Short problem » Begin at the first line of the data and copy each line through the one containing "2.73e-8, 3.1e-8, 3.5e-8];", that line included, with no pictures.
======== Recorded information ========
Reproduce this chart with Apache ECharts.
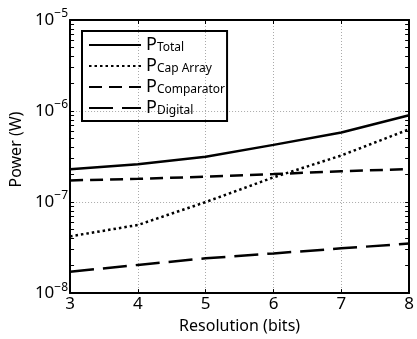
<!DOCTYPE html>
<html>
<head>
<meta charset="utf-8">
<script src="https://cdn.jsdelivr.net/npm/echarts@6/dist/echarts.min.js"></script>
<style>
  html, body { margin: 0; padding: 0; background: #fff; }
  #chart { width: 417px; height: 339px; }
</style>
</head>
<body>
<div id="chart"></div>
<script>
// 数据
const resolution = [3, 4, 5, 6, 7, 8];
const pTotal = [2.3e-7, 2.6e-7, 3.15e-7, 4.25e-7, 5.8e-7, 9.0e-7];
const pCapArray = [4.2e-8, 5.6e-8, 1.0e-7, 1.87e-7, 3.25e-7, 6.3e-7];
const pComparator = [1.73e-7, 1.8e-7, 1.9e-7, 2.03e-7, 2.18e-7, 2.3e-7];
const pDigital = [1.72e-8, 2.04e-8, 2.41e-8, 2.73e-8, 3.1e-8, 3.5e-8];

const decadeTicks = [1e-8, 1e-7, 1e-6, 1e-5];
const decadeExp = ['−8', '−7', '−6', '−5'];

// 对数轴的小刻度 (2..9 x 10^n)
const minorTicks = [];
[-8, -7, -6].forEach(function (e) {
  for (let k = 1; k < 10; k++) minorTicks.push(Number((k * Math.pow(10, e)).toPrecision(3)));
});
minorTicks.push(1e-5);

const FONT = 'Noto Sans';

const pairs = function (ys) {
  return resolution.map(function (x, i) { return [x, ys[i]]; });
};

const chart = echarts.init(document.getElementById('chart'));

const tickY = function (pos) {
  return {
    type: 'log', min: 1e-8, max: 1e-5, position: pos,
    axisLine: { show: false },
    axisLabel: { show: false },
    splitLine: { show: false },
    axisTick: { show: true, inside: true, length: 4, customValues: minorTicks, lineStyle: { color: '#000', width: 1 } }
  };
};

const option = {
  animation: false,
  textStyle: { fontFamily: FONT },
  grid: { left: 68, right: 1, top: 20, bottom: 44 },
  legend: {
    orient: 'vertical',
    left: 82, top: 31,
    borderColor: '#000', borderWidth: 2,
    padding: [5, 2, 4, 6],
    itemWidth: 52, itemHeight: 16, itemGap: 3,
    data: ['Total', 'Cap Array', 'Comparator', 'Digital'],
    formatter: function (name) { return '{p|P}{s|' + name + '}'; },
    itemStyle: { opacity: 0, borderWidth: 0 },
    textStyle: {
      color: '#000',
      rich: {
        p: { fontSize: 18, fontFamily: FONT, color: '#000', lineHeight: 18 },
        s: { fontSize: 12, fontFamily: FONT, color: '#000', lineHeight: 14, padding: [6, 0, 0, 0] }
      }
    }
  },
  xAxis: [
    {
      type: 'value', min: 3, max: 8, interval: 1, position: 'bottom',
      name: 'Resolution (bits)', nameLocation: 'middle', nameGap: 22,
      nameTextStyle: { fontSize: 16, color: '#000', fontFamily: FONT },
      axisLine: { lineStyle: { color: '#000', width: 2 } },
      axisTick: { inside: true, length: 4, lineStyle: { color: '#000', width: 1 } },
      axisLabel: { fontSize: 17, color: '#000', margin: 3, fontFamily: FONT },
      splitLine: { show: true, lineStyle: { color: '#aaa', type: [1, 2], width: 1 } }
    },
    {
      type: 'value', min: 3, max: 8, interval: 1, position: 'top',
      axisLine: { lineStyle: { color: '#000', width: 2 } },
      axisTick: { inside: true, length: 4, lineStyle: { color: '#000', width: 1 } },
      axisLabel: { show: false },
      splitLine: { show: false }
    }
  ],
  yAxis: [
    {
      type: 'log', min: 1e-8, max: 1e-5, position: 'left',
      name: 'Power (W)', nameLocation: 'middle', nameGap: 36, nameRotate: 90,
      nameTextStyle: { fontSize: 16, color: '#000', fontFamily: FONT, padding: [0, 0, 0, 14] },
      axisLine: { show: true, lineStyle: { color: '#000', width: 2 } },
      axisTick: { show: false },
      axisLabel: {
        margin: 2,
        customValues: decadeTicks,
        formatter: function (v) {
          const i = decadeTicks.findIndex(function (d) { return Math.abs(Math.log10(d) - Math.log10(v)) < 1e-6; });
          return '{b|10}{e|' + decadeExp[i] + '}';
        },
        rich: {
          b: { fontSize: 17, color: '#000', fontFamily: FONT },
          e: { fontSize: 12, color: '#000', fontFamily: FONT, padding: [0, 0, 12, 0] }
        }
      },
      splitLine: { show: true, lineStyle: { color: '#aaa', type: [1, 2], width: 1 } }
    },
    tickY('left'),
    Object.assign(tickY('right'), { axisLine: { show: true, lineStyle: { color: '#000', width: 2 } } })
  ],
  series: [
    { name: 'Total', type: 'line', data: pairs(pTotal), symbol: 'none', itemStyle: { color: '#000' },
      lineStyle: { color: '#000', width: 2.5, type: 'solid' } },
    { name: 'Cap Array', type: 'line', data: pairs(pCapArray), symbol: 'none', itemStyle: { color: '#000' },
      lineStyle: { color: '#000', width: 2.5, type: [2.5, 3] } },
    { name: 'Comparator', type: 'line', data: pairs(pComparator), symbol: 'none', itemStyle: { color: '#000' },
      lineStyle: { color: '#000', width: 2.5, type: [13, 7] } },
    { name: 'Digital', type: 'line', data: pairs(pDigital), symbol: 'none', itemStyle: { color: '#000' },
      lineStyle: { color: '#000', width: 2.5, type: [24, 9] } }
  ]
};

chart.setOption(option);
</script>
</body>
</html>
========
Written solution »
Reproduce this chart with Apache ECharts.
<!DOCTYPE html>
<html>
<head>
<meta charset="utf-8">
<script src="https://cdn.jsdelivr.net/npm/echarts@6/dist/echarts.min.js"></script>
<style>
  html, body { margin: 0; padding: 0; background: #fff; }
  #chart { width: 417px; height: 339px; }
</style>
</head>
<body>
<div id="chart"></div>
<script>
// 数据
const resolution = [3, 4, 5, 6, 7, 8];
const pTotal = [2.3e-7, 2.6e-7, 3.15e-7, 4.25e-7, 5.8e-7, 9.0e-7];
const pCapArray = [4.2e-8, 5.6e-8, 1.0e-7, 1.87e-7, 3.25e-7, 6.3e-7];
const pComparator = [1.73e-7, 1.8e-7, 1.9e-7, 2.03e-7, 2.18e-7, 2.3e-7];
const pDigital = [1.72e-8, 2.04e-8, 2.41e-8, 2.73e-8, 3.1e-8, 3.5e-8];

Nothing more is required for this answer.